Bright students choose Ngee Ann
According to the Principal, Mr Chia Mia Chiang, 4,400 students were accepted to the polytechnic through the recent Joint Admissions Exercise. .
“Polytechnic students come in with increasingly better grades, so we have to consider new options for them,” said Mr Mun Kwok On, Director of the Student Development and Alumni Relations Office, who is in charge of the TDP.
Three-week stint in California
The all-expenses-paid trip, which will occur in the middle of next year, will cost the polytechnic about $6,000 per student.
Mr Chia said the proposal made by the National University of Singapore to set up a liberal arts college inspired the initiative, which he called the Liberal Arts Challenge.

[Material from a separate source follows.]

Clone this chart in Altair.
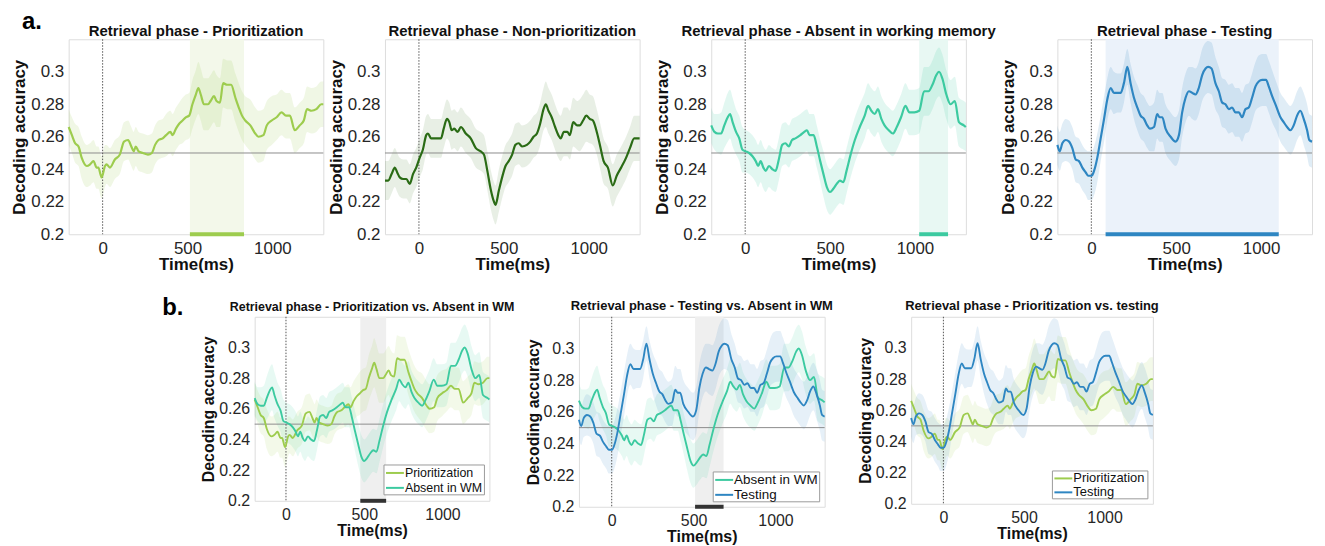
import altair as alt
import pandas as pd

FONT = "Liberation Sans"

# ---------------- data ----------------
prio_t = [-200, -181, -162, -142, -123, -93, -74, -54, -35, -25,
          -6, 14, 23, 43, 72, 101, 126, 150, 169, 183,
          195, 212, 237, 267, 290, 309, 329, 354, 374, 399,
          412, 432, 451, 471, 490, 510, 529, 549, 564, 578,
          597, 621, 636, 656, 671, 691, 710, 733, 757, 782,
          802, 821, 840, 870, 899, 918, 947, 967, 996, 1025,
          1054, 1080, 1103, 1132, 1161, 1185, 1204, 1230, 1259, 1288,
          1300]
prio_v = [.266, .261, .256, .254, .247, .242, .243, .245, .241, .241,
          .235, .242, .243, .241, .246, .249, .257, .258, .254, .251,
          .254, .251, .250, .249, .250, .255, .258, .259, .261, .263,
          .261, .265, .268, .270, .272, .273, .280, .286, .290, .286,
          .280, .280, .282, .285, .282, .281, .293, .292, .292, .284,
          .278, .273, .270, .267, .262, .260, .261, .267, .270, .272,
          .275, .273, .273, .264, .267, .270, .277, .276, .277, .280,
          .280]
prio_ci = [.011, .011, .012, .012, .013, .013, .013, .013, .013, .013,
           .013, .013, .012, .012, .012, .012, .012, .012, .012, .012,
           .012, .012, .012, .012, .012, .012, .012, .012, .013, .013,
           .013, .013, .013, .014, .014, .014, .015, .015, .016, .016,
           .016, .016, .016, .016, .016, .015, .015, .015, .015, .015,
           .015, .015, .015, .016, .016, .016, .016, .015, .015, .014,
           .014, .014, .014, .014, .014, .014, .014, .014, .014, .014,
           .014]

nonp_t = [-200, -181, -161, -142, -128, -113, -93, -74, -54, -35,
          -16, 4, 23, 43, 53, 72, 101, 130, 146, 165,
          179, 193, 208, 228, 247, 276, 305, 335, 364, 383,
          403, 422, 442, 451, 471, 490, 510, 529, 549, 568,
          588, 607, 636, 656, 675, 695, 714, 734, 747, 763,
          782, 802, 821, 835, 854, 874, 889, 909, 932, 947,
          967, 986, 1006, 1025, 1045, 1068, 1088, 1113, 1142, 1165,
          1191, 1220, 1243, 1268, 1294, 1300]
nonp_v = [.233, .233, .237, .241, .238, .235, .234, .234, .231, .237,
          .241, .247, .252, .261, .262, .259, .259, .259, .265, .271,
          .269, .264, .265, .263, .266, .262, .259, .253, .251, .249,
          .239, .228, .220, .218, .227, .235, .242, .245, .249, .255,
          .256, .254, .255, .257, .260, .262, .268, .277, .280, .276,
          .272, .266, .261, .259, .263, .263, .261, .269, .267, .267,
          .270, .273, .271, .270, .264, .254, .245, .241, .230, .236,
          .241, .247, .253, .259, .259, .259]
nonp_ci = [.012, .012, .012, .012, .012, .012, .012, .012, .012, .012,
           .012, .012, .012, .012, .012, .012, .012, .012, .012, .012,
           .012, .012, .012, .012, .012, .012, .012, .012, .012, .012,
           .012, .012, .012, .012, .013, .013, .013, .013, .013, .013,
           .013, .013, .013, .013, .013, .013, .013, .013, .014, .014,
           .014, .014, .014, .014, .015, .015, .015, .015, .015, .016,
           .016, .016, .015, .015, .014, .014, .014, .013, .013, .013,
           .013, .013, .013, .014, .014, .014]

abs_t = [-200, -181, -161, -142, -123, -103, -89, -74, -54, -35,
         -16, 4, 23, 43, 62, 76, 91, 107, 121, 140,
         160, 179, 198, 218, 237, 257, 276, 296, 325, 348,
         364, 379, 403, 422, 442, 461, 481, 500, 519, 539,
         558, 578, 597, 621, 646, 675, 704, 724, 743, 763,
         782, 802, 821, 846, 870, 893, 918, 944, 967, 996,
         1025, 1054, 1080, 1103, 1126, 1142, 1161, 1185, 1210, 1235,
         1259, 1288, 1300]
abs_v = [.267, .263, .262, .262, .267, .272, .274, .269, .263, .259,
         .252, .251, .250, .248, .245, .242, .245, .241, .239, .242,
         .240, .239, .246, .255, .256, .254, .258, .259, .261, .263,
         .264, .261, .261, .254, .245, .237, .229, .226, .228, .231,
         .233, .232, .239, .249, .258, .266, .273, .279, .276, .274,
         .277, .271, .267, .264, .262, .266, .272, .279, .275, .275,
         .276, .288, .288, .292, .298, .300, .296, .286, .280, .282,
         .269, .267, .266]
abs_ci = [.011, .011, .012, .013, .014, .015, .015, .015, .014, .014,
          .014, .013, .013, .013, .013, .013, .013, .013, .013, .013,
          .013, .013, .013, .013, .013, .013, .013, .013, .013, .013,
          .013, .013, .013, .013, .013, .014, .014, .014, .014, .014,
          .014, .014, .014, .014, .014, .014, .014, .014, .014, .014,
          .014, .014, .014, .014, .014, .014, .014, .014, .014, .014,
          .014, .015, .015, .015, .015, .015, .015, .015, .015, .015,
          .015, .015, .015]

test_t = [-200, -186, -171, -151, -131, -112, -92, -73, -53, -33,
          -18, 2, 16, 35, 55, 75, 94, 114, 133, 153,
          173, 192, 212, 231, 251, 271, 290, 310, 329, 345,
          369, 388, 402, 418, 437, 467, 496, 516, 535, 555,
          575, 594, 614, 633, 653, 673, 688, 708, 731, 751,
          771, 790, 810, 829, 849, 869, 888, 908, 927, 947,
          967, 986, 1006, 1029, 1045, 1065, 1088, 1114, 1133, 1153,
          1173, 1192, 1212, 1231, 1251, 1271, 1284, 1300]
test_v = [.255, .251, .256, .258, .257, .253, .246, .245, .241, .238,
          .236, .236, .239, .247, .259, .271, .283, .290, .287, .287,
          .287, .293, .303, .293, .284, .278, .273, .271, .267, .265,
          .266, .274, .272, .272, .265, .260, .257, .261, .275, .284,
          .288, .287, .286, .290, .298, .302, .303, .302, .293, .288,
          .281, .280, .277, .278, .275, .275, .272, .277, .278, .284,
          .291, .294, .295, .295, .291, .285, .279, .272, .269, .266,
          .264, .267, .273, .276, .271, .264, .258, .257]
test_ci = [.012, .012, .012, .013, .013, .013, .014, .014, .014, .014,
           .015, .015, .015, .015, .014, .014, .013, .013, .013, .012,
           .012, .012, .011, .012, .013, .014, .014, .014, .014, .014,
           .015, .015, .015, .015, .015, .015, .015, .015, .015, .015,
           .015, .016, .016, .016, .016, .016, .016, .016, .016, .015,
           .015, .015, .015, .015, .015, .015, .015, .015, .015, .015,
           .015, .016, .016, .016, .016, .016, .015, .015, .015, .015,
           .015, .015, .015, .015, .016, .016, .016, .016]

# significant time windows (ms)
sig_prio = [514, 833]
sig_abs = [1025, 1195]
sig_test = [84, 1104]
sig_prio_vs_abs = [475, 640]
sig_test_vs_abs = [509, 683]

x_ticks = [0, 500, 1000]
y_ticks = [0.2, 0.22, 0.24, 0.26, 0.28, 0.3]
chance = [0.25]
onset = [0]

SERIES = {
    "Prioritization": (prio_t, prio_v, prio_ci),
    "Non-prioritization": (nonp_t, nonp_v, nonp_ci),
    "Absent in WM": (abs_t, abs_v, abs_ci),
    "Testing": (test_t, test_v, test_ci),
}
COLORS = {
    "Prioritization": "#9dcc4e",
    "Non-prioritization": "#2a6b15",
    "Absent in WM": "#3ccaa0",
    "Testing": "#2e86c2",
}


def series_df(names):
    frames = []
    for k, name in enumerate(names):
        t, v, c = SERIES[name]
        frames.append(pd.DataFrame({
            "time": t, "acc": v,
            "lo": [a - e for a, e in zip(v, c)],
            "hi": [a + e for a, e in zip(v, c)],
            "series": name, "band": name, "k": k}))
    return pd.concat(frames, ignore_index=True)


XS = alt.Scale(domain=[-200, 1300], nice=False, zero=False)
YS = alt.Scale(domain=[0.2, 0.32], nice=False, zero=False)
ONE = pd.DataFrame({"a": [0]})


def legend_layers(names, w, h, box_w, box_h, inset_r, inset_b, fs):
    x1 = w - inset_r
    x0 = x1 - box_w
    y1 = h - inset_b
    y0 = y1 - box_h
    out = [alt.Chart(ONE).mark_rect(fill="white", stroke="#9a9a9a",
                                    strokeWidth=1).encode(
        x=alt.value(x0), x2=alt.value(x1), y=alt.value(y0), y2=alt.value(y1))]
    row_h = box_h / len(names)
    for i, n in enumerate(names):
        yc = y0 + row_h * (i + 0.5) + 0.5
        out.append(alt.Chart(ONE).mark_rule(color=COLORS[n], strokeWidth=2).encode(
            x=alt.value(x0 + 2), x2=alt.value(x0 + 20), y=alt.value(yc)))
        out.append(alt.Chart(ONE).mark_text(
            font=FONT, fontSize=fs, align="left", baseline="middle",
            color="#111111").encode(
            x=alt.value(x0 + 21), y=alt.value(yc), text=alt.value(n)))
    return out


def make_panel(names, title, w, h, sig=None, sig_fill=None, bar_color=None,
               legend=None, big=True, band_op=0.15, lw=2.2, pts=None,
               toff=0):
    lab = 17 if big else 16
    tfs = 17 if big else 16
    if pts is None:
        pts = 15 if big else 13
    xaxis = alt.Axis(values=x_ticks, format="d", title="Time(ms)", grid=False,
                     ticks=False, domain=False, labelFont=FONT, titleFont=FONT,
                     labelFontSize=lab, titleFontSize=tfs, titleFontWeight="bold",
                     labelColor="#262626", titleColor="#111111",
                     labelPadding=6, titlePadding=0)
    yaxis = alt.Axis(values=y_ticks, format=".2~f", title="Decoding accuracy",
                     grid=False, ticks=False, domain=False, labelFont=FONT,
                     titleFont=FONT, labelFontSize=lab, titleFontSize=tfs,
                     titleFontWeight="bold", labelColor="#262626",
                     titleColor="#111111", labelPadding=5, titlePadding=2)
    X = lambda f: alt.X(f, type="quantitative", scale=XS, axis=xaxis)
    Y = lambda f: alt.Y(f, type="quantitative", scale=YS, axis=yaxis)
    cdom = list(names)
    crange = [COLORS[n] for n in names]
    data = series_df(names)
    layers = []
    if sig is not None:
        sdf = pd.DataFrame({"start": [sig[0]], "end": [sig[1]],
                            "ylo": [YS.domain[0]], "yhi": [YS.domain[1]]})
        layers.append(alt.Chart(sdf).mark_rect(color=sig_fill).encode(
            x=X("start"), x2="end", y=Y("ylo"), y2="yhi"))
    layers.append(alt.Chart(data).mark_area(opacity=band_op, interpolate="monotone").encode(
        x=X("time"), y=Y("lo"), y2="hi",
        fill=alt.Fill("band:N", scale=alt.Scale(domain=cdom, range=crange),
                      legend=None),
        detail="band:N"))
    layers.append(alt.Chart(pd.DataFrame({"y": chance})).mark_rule(
        color="#8c8c8c", strokeWidth=1).encode(y=Y("y")))
    layers.append(alt.Chart(pd.DataFrame({"x": onset})).mark_rule(
        color="#555555", strokeWidth=1, strokeDash=[1.5, 1.5]).encode(x=X("x")))
    layers.append(alt.Chart(data).mark_line(strokeWidth=lw, interpolate="monotone").encode(
        x=X("time"), y=Y("acc"),
        color=alt.Color("series:N", scale=alt.Scale(domain=cdom, range=crange),
                        legend=None),
        order="k:Q"))
    if sig is not None:
        bdf = pd.DataFrame({"start": [sig[0]], "end": [sig[1]],
                            "ylo": [YS.domain[0]]})
        layers.append(alt.Chart(bdf).mark_rule(color=bar_color, strokeWidth=4).encode(
            x=X("start"), x2="end", y=Y("ylo")))
    if legend is not None:
        layers += legend_layers(names, w, h, *legend)
    return alt.layer(*layers).properties(
        width=w, height=h,
        title=alt.TitleParams(title, font=FONT, fontSize=pts, fontWeight="bold",
                              color="#111111", offset=toff))


def spacer(w, h=10, label="", lx=0, ly=0):
    txt = alt.Chart(pd.DataFrame({"lab": [label]})).mark_text(
        font=FONT, fontSize=24, fontWeight="bold", align="left",
        baseline="alphabetic", color="black").encode(
        text="lab:N", x=alt.value(lx), y=alt.value(ly))
    return alt.layer(txt).properties(
        width=w, height=h, view=alt.ViewBackground(stroke="transparent"))


RES = dict(x="independent", y="independent", color="independent",
           fill="independent")

a1 = make_panel(["Prioritization"], "Retrieval phase - Prioritization", 256, 196,
                sig=sig_prio, sig_fill="#f3f8ea", bar_color=COLORS["Prioritization"])
a2 = make_panel(["Non-prioritization"], "Retrieval phase - Non-prioritization",
                256, 196, band_op=0.11)
a3 = make_panel(["Absent in WM"], "Retrieval phase - Absent in working memory",
                256, 196, sig=sig_abs, sig_fill="#e8f8f3",
                bar_color=COLORS["Absent in WM"])
a4 = make_panel(["Testing"], "Retrieval phase - Testing", 256, 196,
                sig=sig_test, sig_fill="#ebf2fa", bar_color=COLORS["Testing"])

b1 = make_panel(["Prioritization", "Absent in WM"],
                "Retrieval phase - Prioritization vs. Absent in WM", 236, 185,
                sig=sig_prio_vs_abs, sig_fill="#efefef", bar_color="#333333",
                legend=(101, 30, 5, 6, 12.5), big=False, band_op=0.12, lw=1.9,
                pts=12.5, toff=3)
b2 = make_panel(["Absent in WM", "Testing"],
                "Retrieval phase - Testing vs. Absent in WM", 247, 191,
                sig=sig_test_vs_abs, sig_fill="#efefef", bar_color="#333333",
                legend=(107, 30, 5, 5, 13.5), big=False, band_op=0.12, lw=1.9,
                toff=3)
b3 = make_panel(["Prioritization", "Testing"],
                "Retrieval phase - Prioritization vs. testing", 243, 188,
                legend=(96, 28, 5, 5, 13), big=False, band_op=0.12, lw=1.9,
                toff=3)

rowA = alt.hconcat(spacer(1, 10, "a.", -46, -10), a1, spacer(62), a2,
                   spacer(72), a3, spacer(92), a4,
                   spacing=0, bounds="flush").resolve_scale(**RES)
rowB = alt.hconcat(spacer(188, 10, "b.", 95, -2), b1, spacer(90), b2,
                   spacer(87), b3, spacing=0, bounds="flush").resolve_scale(**RES)

chart = alt.vconcat(rowA, rowB, spacing=22).resolve_scale(**RES).properties(
    padding={"left": 2, "top": 0, "right": 0, "bottom": 0}
).configure_view(stroke="#b4b4b4", strokeWidth=1).configure(font=FONT)

chart.save("out.html", embed_options={"renderer": "svg", "actions": False})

According to Mr Mun, discussions with liberal arts colleges in California are underway to plan a two-week tailor-made programme that will expose the students to an liberal arts education.
The students will also spend another week attached to non-governmental organisations to understand the underlying economic and societal issues in the United States.
What Liberal Arts is
“Contrary to what most Singaporeans think, an liberal arts education is neither liberal nor just about the arts,” said Mr Mun.
An advisory panel from the Ministry of Education explained in their report that students who receive a liberal arts education “are grounded across disciplines including mathematics and science”.
For example, a student at the top-ranked liberal arts college Carleton College in Minnesota, could major in Physics and Astronomy, and earn a concentration in Neuroscience.
Lee Ping Joyce, 18, a second-year Accountancy student said she was “very keen in participating in the Challenge”.
Likewise, Leon Tan Jun Liang, 18, a second-year Aerospace Technology student, said, “I always thought a liberal arts education referred only to the humanities, like literature or drama, but after hearing about the Liberal Arts Challenge, I was proven wrong. I will do my best to get selected for the trip.”